There are no finer and honest people to deal with than the folks at Elderly; they have treated people very well for over 35 years.  You will appreciate the professionalism they display in all their wares.  Their CD section in the store is unsurpassed. Doug

----------


## Seppo

10 points to Elderly from an international customer since 1980.
I remember buying a Martin M38 from them while I was in East Lansing.
Stan was standing outside the shop and I told him: "OK Stan let's go in and do some business" Stan shook his hand and  replied:" No, I don't want to do business - I just want people to have great instruments" And he gave me a very good deal.

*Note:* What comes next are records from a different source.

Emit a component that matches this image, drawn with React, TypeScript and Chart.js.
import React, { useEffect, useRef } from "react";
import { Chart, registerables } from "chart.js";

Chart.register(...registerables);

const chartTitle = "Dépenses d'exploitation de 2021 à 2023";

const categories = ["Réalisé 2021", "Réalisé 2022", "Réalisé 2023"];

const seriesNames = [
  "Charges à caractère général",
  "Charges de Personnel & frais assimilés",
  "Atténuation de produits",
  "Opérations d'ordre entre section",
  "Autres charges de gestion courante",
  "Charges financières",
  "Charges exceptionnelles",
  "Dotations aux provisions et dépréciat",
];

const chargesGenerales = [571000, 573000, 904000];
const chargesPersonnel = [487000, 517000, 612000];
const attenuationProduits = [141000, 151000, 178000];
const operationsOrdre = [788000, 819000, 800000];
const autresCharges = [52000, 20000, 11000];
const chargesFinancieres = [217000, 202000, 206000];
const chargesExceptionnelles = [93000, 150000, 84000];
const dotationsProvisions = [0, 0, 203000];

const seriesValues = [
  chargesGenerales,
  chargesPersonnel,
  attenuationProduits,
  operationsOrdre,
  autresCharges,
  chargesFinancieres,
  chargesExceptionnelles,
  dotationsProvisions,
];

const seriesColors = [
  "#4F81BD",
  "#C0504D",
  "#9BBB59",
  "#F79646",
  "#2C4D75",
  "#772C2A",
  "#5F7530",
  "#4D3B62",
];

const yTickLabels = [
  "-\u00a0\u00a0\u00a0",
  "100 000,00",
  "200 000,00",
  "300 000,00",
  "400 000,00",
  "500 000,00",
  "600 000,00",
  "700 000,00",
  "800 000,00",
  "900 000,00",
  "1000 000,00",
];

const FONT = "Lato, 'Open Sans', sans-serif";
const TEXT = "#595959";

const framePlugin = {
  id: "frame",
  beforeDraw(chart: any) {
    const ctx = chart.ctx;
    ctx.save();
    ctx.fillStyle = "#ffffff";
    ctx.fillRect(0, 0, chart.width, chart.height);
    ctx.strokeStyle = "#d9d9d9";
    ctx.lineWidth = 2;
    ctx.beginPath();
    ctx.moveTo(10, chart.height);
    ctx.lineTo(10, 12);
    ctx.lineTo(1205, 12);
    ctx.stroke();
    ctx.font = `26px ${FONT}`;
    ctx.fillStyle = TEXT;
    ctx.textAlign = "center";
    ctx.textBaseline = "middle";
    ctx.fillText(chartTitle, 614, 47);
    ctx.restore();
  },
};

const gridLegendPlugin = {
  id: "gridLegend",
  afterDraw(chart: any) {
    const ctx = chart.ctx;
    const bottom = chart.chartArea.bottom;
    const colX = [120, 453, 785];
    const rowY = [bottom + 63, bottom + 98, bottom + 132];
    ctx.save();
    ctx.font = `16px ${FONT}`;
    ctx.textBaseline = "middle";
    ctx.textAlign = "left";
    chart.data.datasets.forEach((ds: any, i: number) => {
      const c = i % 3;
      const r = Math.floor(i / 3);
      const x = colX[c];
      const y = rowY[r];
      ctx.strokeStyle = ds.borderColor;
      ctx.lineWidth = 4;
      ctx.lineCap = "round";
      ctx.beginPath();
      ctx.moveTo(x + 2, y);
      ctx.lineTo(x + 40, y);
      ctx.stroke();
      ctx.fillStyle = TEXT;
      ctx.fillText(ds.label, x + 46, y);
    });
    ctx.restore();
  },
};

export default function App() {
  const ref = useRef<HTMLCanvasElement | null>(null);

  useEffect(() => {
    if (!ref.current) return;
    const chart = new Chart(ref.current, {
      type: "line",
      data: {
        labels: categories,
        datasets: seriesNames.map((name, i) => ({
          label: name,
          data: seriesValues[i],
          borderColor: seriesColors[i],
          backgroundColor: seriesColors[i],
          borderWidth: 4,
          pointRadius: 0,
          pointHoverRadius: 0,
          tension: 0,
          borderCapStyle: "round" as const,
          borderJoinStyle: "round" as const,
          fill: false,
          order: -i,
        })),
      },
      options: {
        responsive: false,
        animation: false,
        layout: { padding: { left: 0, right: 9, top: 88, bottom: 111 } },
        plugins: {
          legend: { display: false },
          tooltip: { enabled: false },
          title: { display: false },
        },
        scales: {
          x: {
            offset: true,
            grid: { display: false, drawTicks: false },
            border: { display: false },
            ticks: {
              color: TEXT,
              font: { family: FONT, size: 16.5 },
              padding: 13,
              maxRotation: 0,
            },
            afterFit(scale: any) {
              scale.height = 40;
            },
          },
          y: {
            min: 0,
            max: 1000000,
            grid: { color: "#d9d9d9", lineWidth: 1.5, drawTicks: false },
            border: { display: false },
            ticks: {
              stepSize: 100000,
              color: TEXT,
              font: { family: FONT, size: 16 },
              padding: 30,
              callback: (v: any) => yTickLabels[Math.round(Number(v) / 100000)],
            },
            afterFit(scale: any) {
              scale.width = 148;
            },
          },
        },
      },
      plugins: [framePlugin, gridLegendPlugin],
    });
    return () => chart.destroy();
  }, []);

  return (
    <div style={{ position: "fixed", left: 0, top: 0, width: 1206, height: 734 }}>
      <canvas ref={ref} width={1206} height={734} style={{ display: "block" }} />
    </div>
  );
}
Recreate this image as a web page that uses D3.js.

I've ordered at least dozen stringed acoustic instruments from them since. 
Everything works fine.

----------


## nickster60

One of the most reliable, trusted and oldest retailers.

----------


## Danny Clark

i think they are one of the best out there,if you can't trust them you can't trust anyone
Danny

----------


## JEStanek

> ok, quick question, dont really know if this is the best place for this thread but, is elderly instruments trustable? i ask because they have free shipping on the mandocaster and well... its free shipping!


Yes.

----------


## Rob Norton

I think the question has been answered pretty effectively, but would like to add my two cents. I'm another long-time (20+ years) Elderly customer, all via mail order.  I can also attest to the overall quality of service, knowledge, etc.

What I'd like to add is that I've also sold several instruments on a consignment basis through Elderly, and have been consistently impressed by the attention that devote to the instruments -- insisting for example, that minor repair issues be addressed before they will list the instrument (unless it's an "as-is" item).  That experience, in turn, has made me extremely comfortable buying instruments from them. 

I've lived in and around NYC most of my life, but when I want to sell something, I ship in to Lansing, and when I want to buy something, I always check to see if Elderly has it.

----------


## boatman

I'll add another 5-star approval for Elderly. I've consigned several instruments with them, and netted more than I thought that I'd receive. A class act IMHO.

----------


## Bill Van Liere

YES

Free shipping on their part is not a bad thing, they are just trying to get your business.

I have dealt with them since they began, and am glad for that.

----------


## AlanN

I always like their over-stuffed catalogue. Haven't seen one in a long time, but pre-interwebs, it was a thrill to leaf through, kind of like the Hammacher Schlemmer of musical goodness.

----------


## Austin Koerner

They do have great customer service. I've never had a problem with them though, I just buy something and they send it. That's all I could ask for.

----------


## Steve Ostrander

I've been a customer since they started in that little store downstairs on Grand River Ave. in East Lansing, across from MSU, home of the SPARTANS!

I would rate them AAA+.  Elderly, that is.

----------


## Gerard Dick

And if it's not too far, you owe yourself at least one pilgrimage to the place.  Your jaw will drop for sure.

----------


## Bert Deivert

Just did a guitar deal with Elderly. Excellent service! They gave me a hard shell case with the guitar, when I asked for it, and did it for the same price. 

BERT

----------


## TonyEarth

great! looks like the place i'll get the mandocaster. the free shipping might be a limited offer so by the time i get it it might not be there, but from these great reviews i think ill get it anyway!

----------